The implication is that mobile capability is now a table-stakes feature, and organizations with significant field operations should evaluate it as a primary criterion, not a secondary one. A mobile CRM that reps find frustrating to use in the field will be abandoned in favor of notebooks and memory, undoing the benefits the desktop CRM delivers. The platforms that have invested in genuine mobile-first design are pulling ahead in field-heavy segments.

Outcome-Based Pricing Emerges

Pricing models in CRM have traditionally been per-seat, but 2026 sees continued experimentation with outcome-based pricing, where the cost is tied to measurable results such as leads generated, deals influenced, or cases resolved. This model aligns the vendor’s incentive with the customer’s outcome, which is attractive in principle, but it also introduces complexity in measurement and potential disputes over attribution. The model is still maturing and is not yet dominant, but it is a trend worth watching, particularly for organizations that want to tie CRM cost more directly to value received.

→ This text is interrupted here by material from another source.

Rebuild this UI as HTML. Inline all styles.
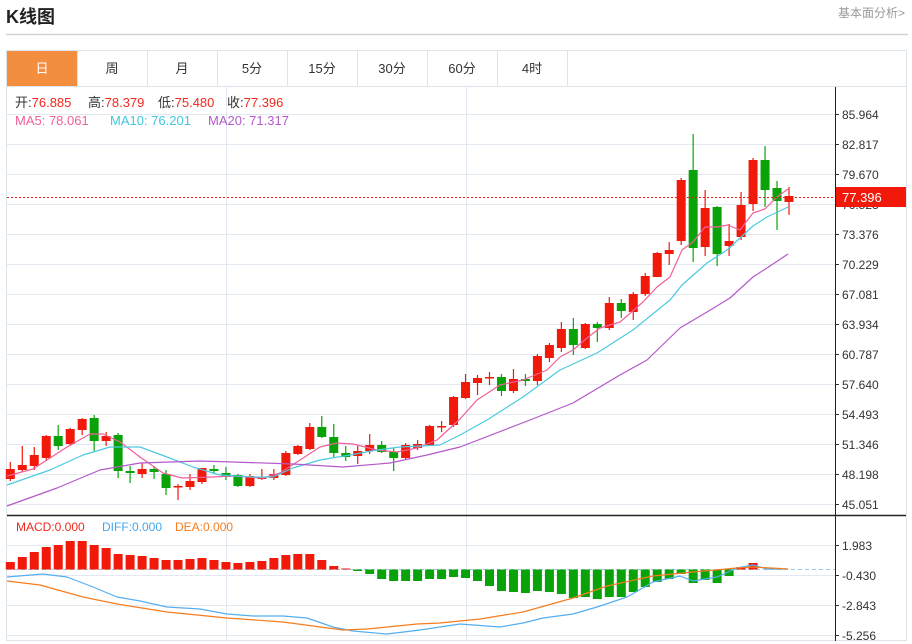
<!DOCTYPE html>
<html><head><meta charset="utf-8"><style>
body{margin:0;background:#fff;width:912px;height:644px;overflow:hidden;font-family:"Liberation Sans","Noto Sans CJK SC",sans-serif;}
svg{position:absolute;left:0;top:0}
</style></head><body>
<svg id="s" width="912" height="644" xmlns="http://www.w3.org/2000/svg" font-family="Liberation Sans, Noto Sans CJK SC, sans-serif">
<text x="6" y="23" font-size="18" font-weight="bold" fill="#222">K线图</text>
<text x="838" y="17" font-size="12" fill="#999">基本面分析&gt;</text>
<line x1="6" y1="34.5" x2="908" y2="34.5" stroke="#d5d5d5" stroke-width="1.5"/>
<rect x="6.5" y="50.5" width="900" height="590" fill="none" stroke="#dde3ea"/>
<line x1="6" y1="86.5" x2="907" y2="86.5" stroke="#dde3ea"/>
<rect x="7" y="51" width="70" height="35" fill="#f38e3f"/>
<g id="tabs" font-size="13" fill="#333" text-anchor="middle"></g>
<g id="grid"></g>
<g id="plot"></g>
<text x="15" y="107" font-size="13" fill="#333">开:<tspan fill="#f0281e">76.885</tspan></text>
<text x="88" y="107" font-size="13" fill="#333">高:<tspan fill="#f0281e">78.379</tspan></text>
<text x="158" y="107" font-size="13" fill="#333">低:<tspan fill="#f0281e">75.480</tspan></text>
<text x="227" y="107" font-size="13" fill="#333">收:<tspan fill="#f0281e">77.396</tspan></text>
<text x="15" y="125" font-size="13" fill="#f0609a">MA5: 78.061</text>
<text x="110" y="125" font-size="13" fill="#3fc8e0">MA10: 76.201</text>
<text x="208" y="125" font-size="13" fill="#b459c9">MA20: 71.317</text>
<text x="16" y="531" font-size="12" fill="#f0281e">MACD:0.000</text>
<text x="102" y="531" font-size="12" fill="#44a6ee">DIFF:0.000</text>
<text x="175" y="531" font-size="12" fill="#f57d1e">DEA:0.000</text>
</svg>
<script>
const NS="http://www.w3.org/2000/svg";
function el(p,t,a,txt){const e=document.createElementNS(NS,t);for(const k in a)e.setAttribute(k,a[k]);if(txt!==undefined)e.textContent=txt;document.getElementById(p).appendChild(e);return e;}
const tabs=["日","周","月","5分","15分","30分","60分","4时"];
tabs.forEach((t,i)=>{const x=7+70*i;el("tabs","text",{x:x+35,y:73,fill:i==0?"#fff":"#333"},t);el("tabs","line",{x1:x+70.5,y1:51,x2:x+70.5,y2:86,stroke:"#dde3ea"});});
const plab=["85.964","82.817","79.670","76.523","73.376","70.229","67.081","63.934","60.787","57.640","54.493","51.346","48.198","45.051"];
plab.forEach((l,i)=>{const y=114+30*i+0.5;el("grid","line",{x1:7,y1:y,x2:835,y2:y,stroke:"#e3e9f0"});el("grid","line",{x1:835,y1:y,x2:839,y2:y,stroke:"#333"});el("grid","text",{x:842,y:y+4.5,"font-size":12,fill:"#333"},l);});
const mlab=["1.983","-0.430","-2.843","-5.256"];
mlab.forEach((l,i)=>{const y=545+30*i+0.5;el("grid","line",{x1:7,y1:y,x2:835,y2:y,stroke:"#e3e9f0"});el("grid","line",{x1:835,y1:y,x2:839,y2:y,stroke:"#333"});el("grid","text",{x:842,y:y+4.5,"font-size":12,fill:"#333"},l);});
[226.5,466.5].forEach(x=>el("grid","line",{x1:x,y1:87,x2:x,y2:640,stroke:"#e3e9f0"}));
el("grid","line",{x1:835.5,y1:87,x2:835.5,y2:641,stroke:"#222"});
el("grid","line",{x1:7,y1:515.5,x2:906,y2:515.5,stroke:"#222","stroke-width":1.5});
const R="#f0190a",G="#09a309";
const C=[[R,469,479,462,481],[R,465,470,446,472],[R,455,466,447,470],[R,436,458,435,461],[G,436,446,425,450],[R,429,444,428,446],[R,419,430,418,435],[G,418,441,415,451],[R,436,441,432,446],[G,435,471,433,478],[G,471,473,466,483],[R,469,474,463,478],[G,469,472,466,479],[G,474,488,470,495],[R,486,487,484,500],[R,481,487,474,490],[R,468,482,468,484],[G,469,471,465,474],[G,473,477,467,480],[G,475,486,474,487],[R,476,486,474,487],[R,477,479,469,480],[R,474,478,469,480],[R,453,475,451,476],[R,446,454,445,455],[R,427,449,423,450],[G,427,437,416,438],[G,437,453,424,457],[G,453,457,446,461],[R,451,456,446,464],[R,445,451,434,454],[G,445,452,441,453],[G,452,458,448,471],[R,445,458,443,460],[R,444,448,440,450],[R,426,445,425,446],[R,426,427,421,432],[R,397,425,396,427],[R,382,398,374,399],[R,378,383,375,395],[R,377,378,372,385],[G,377,391,374,396],[R,379,391,369,393],[G,379,381,374,386],[R,356,381,354,385],[R,345,358,343,362],[R,329,348,322,352],[G,329,345,318,355],[R,324,348,323,349],[G,324,328,322,342],[R,303,328,297,330],[G,303,311,299,318],[R,294,312,292,320],[R,276,294,273,296],[R,253,277,252,277],[R,250,254,242,265],[R,180,241,178,245],[G,170,248,134,262],[R,208,247,190,256],[G,207,254,206,266],[R,241,246,224,256],[R,205,237,192,240],[R,160,204,158,211],[G,160,190,146,207],[G,188,201,181,230],[R,196,202,187,215]];
const X=i=>10.3+11.98*i;
function poly(pts,col,w){el("plot","polyline",{points:pts.map(p=>p.join(",")).join(" "),fill:"none",stroke:col,"stroke-width":w||1.2,"stroke-linejoin":"round"});}
el("plot","line",{x1:7,y1:569.5,x2:835,y2:569.5,stroke:"#9cc8e8","stroke-dasharray":"4,3"});
const tops=[562,557,552,547,545,541,541,545,548,554,555,556,558,560,560,559,558,560,562,563,562,561,558,555,554,554,560,566,568.5];
const gb=[571,574,579,581,581,581,579,579,577,578,581,586,591,592,593,591,592,594,598,597,599,597,597,592,587,582,579,574,583,580,583,576];
for(let i=0;i<66;i++){const x=X(i)-4.5;
 if(i<29){el("plot","rect",{x:x,y:tops[i],width:9,height:569.5-tops[i],fill:R});}
 else if(i<61){const b=gb[i-29];el("plot","rect",{x:x,y:569.5,width:9,height:b-569.5,fill:G});}
 else if(i==61){el("plot","rect",{x:x,y:567,width:9,height:2.5,fill:R});}
 else if(i==62){el("plot","rect",{x:x,y:563,width:9,height:6.5,fill:R});}
}
poly([[7,577],[43,574],[67,577],[93,587],[117,597],[140,601],[167,607],[200,609],[227,614],[253,616],[283,616],[307,618],[333,627],[353,631],[387,634],[420,630],[440,627],[460,624],[500,627],[523,623],[543,618],[573,614],[597,607],[627,597],[653,582],[680,576],[693,581],[717,577],[737,568],[753,565],[767,569],[788,569]],"#55aef0",1.2);
poly([[7,581],[40,585],[83,597],[117,604],[167,612],[227,618],[283,622],[343,630],[367,629],[417,624],[440,623],[480,619],[523,612],[573,598],[607,586],[653,576],[693,572],[737,568],[753,567],[788,569]],"#f57d1e",1.2);
C.forEach((c,i)=>{const x=X(i);el("plot","line",{x1:x,y1:c[3],x2:x,y2:c[4],stroke:c[0],"stroke-width":1.2});el("plot","rect",{x:x-4.5,y:c[1],width:9,height:Math.max(1.5,c[2]-c[1]),fill:c[0]});});
poly([[7,476],[33,469],[67,447],[90,434],[103,434],[120,442],[140,457],[163,473],[182,478],[213,477],[233,476],[263,478],[280,473],[300,460],[320,447],[337,443],[353,444],[377,450],[397,452],[417,448],[437,440],[460,419],[477,400],[500,385],[523,380],[547,370],[560,357],[573,350],[587,338],[600,328],[620,322],[643,302],[657,287],[670,277],[682,250],[693,242],[705,227],[717,227],[728,225],[740,230],[753,213],[765,209],[777,197],[788,189]],"#f0609a",1.2);
poly([[7,485],[50,470],[83,455],[110,447],[140,447],[167,457],[193,467],[220,475],[253,477],[273,477],[293,468],[320,460],[350,455],[377,450],[400,447],[440,445],[460,435],[487,420],[523,397],[560,370],[597,353],[633,330],[670,300],[682,285],[707,263],[727,250],[740,238],[753,226],[767,217],[788,207]],"#4cc9e0",1.2);
poly([[7,506],[57,488],[100,470],[140,463],[200,461],[233,462],[293,464],[343,467],[390,463],[427,455],[460,447],[530,420],[573,403],[620,375],[647,360],[680,328],[707,312],[730,298],[753,277],[767,268],[788,254]],"#b459c9",1.2);
el("plot","line",{x1:7,y1:197.5,x2:835,y2:197.5,stroke:"#f0190a","stroke-dasharray":"2,2"});
el("plot","rect",{x:836,y:187,width:70,height:20,fill:"#f0190a"});
el("plot","text",{x:842,y:202,"font-size":13,fill:"#fff"},"77.396");
</script>
</body></html>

What This Means for CRM Strategy in 2026

The cumulative effect of these trends is that CRM strategy in 2026 is more about platform choice and data discipline than about feature selection. AI, conversational interfaces, and revenue operations consolidation reward organizations with clean data and coherent platforms. Privacy maturity and vertical specialization reward organizations that choose platforms aligned with their industry and regulatory context. Mobile-first and outcome-based pricing reward organizations that think about CRM as an operational system used in the field, not just a reporting system used in the office. The organizations that align their CRM strategy with these trends will find the platforms of 2026 substantially more capable than those of even two years ago, and the organizations that ignore them will find themselves working harder for less.